When homebuilder John B. Canuso envisioned in 1986 his Main Street residential/commercial complex in Voorhees, the developer spoke of a town within a town on the Cherry Hill border.
"I hope it becomes the downtown of Voorhees Township," Canuso told this reporter at the time, in an interview for an article that appeared in The Philadelphia Inquirer.
Then-Mayor James L. Curran of Voorhees said some in his town had mixed reactions. "There's some skepticism that this is going to be as great a thing as Mr. Canuso claims it will be," the mayor said in the Inquirer article of what was eventually to be a $200 million project (about a half-billion dollars today).
The Main Street complex has not enjoyed sustained success over the last 35 years and the six-story Plaza 1000 office building has been particularly hard hit: It has been completely vacant since at least 2016.
Plaza 1000, the landmark structure at the hub of Main Street with a large green roof, would be demolished and replaced by three separate four-story buildings with 280 "luxury" apartments, according to plans submitted to the Township Planning Board.
The board on May 25 is scheduled to hear testimony about preliminary and final major site plans and a subdivision of the property, owned by Brandywine Plaza 1000 LLC and Brandywine-Main Street LLC, both part of Brandywine Realty Trust of Center City Philadelphia.
Even in 2016 the Township realized the troubles at Plaza 1000, which by then had been discontinued as an office building.
"Plaza 1000 is in a state of obsolescence and has become substandard both in design aspects as an office building to the point where it has unwholesome working conditions and, even if Plaza 1000 was remodeled to include upgrades or more modern office conditions, the construction designs of the building itself and the very large size would still render the building obsolete," according to a December 2016 Township Council resolution designating the property as a redevelopment area.
"This Redevelopment Plan, by providing for the transformation of a currently vacant and obsolete office building into a residential community that will complement the surrounding Main Street development, is advancing the goals and objectives of the Township's Master Plan," according to an April 2021 Township redevelopment plan by CME Associates of Howell, New Jersey.
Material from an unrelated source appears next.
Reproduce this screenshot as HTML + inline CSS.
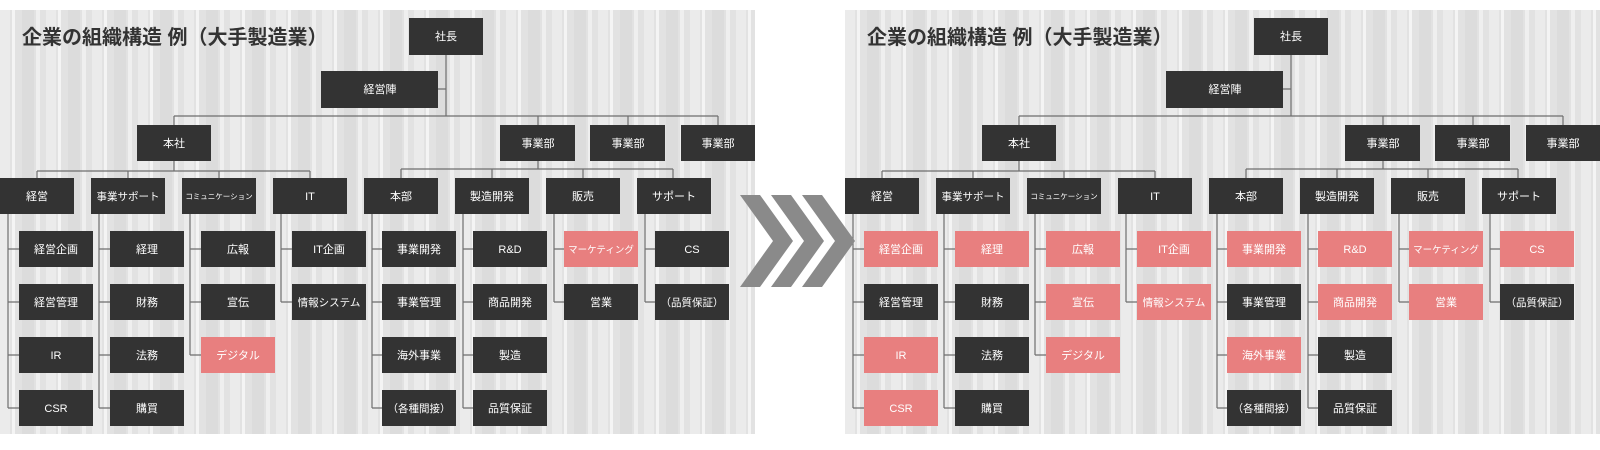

In his May 15 report to the Planning Board, board engineer Rakesh R. Darji of Environmental Resolutions Inc. of Mount Laurel stated that the applicant should specify whether any of the proposed units are designated for affordable housing or if other arrangements will be made to satisfy the affordable housing obligation of the project.
The original partners in the Main Street complex were Canuso and Sun Co.'s real estate subsidiary, Radnor Corp.
An article in The Philadelphia Inquirer by Neill Borowski in November 1986 with John B. Canuso's aspirations for his Main Street Voorhees project.
A side view of the Plaza 1000 office building that is scheduled for demolition at Main Street, Voorhees.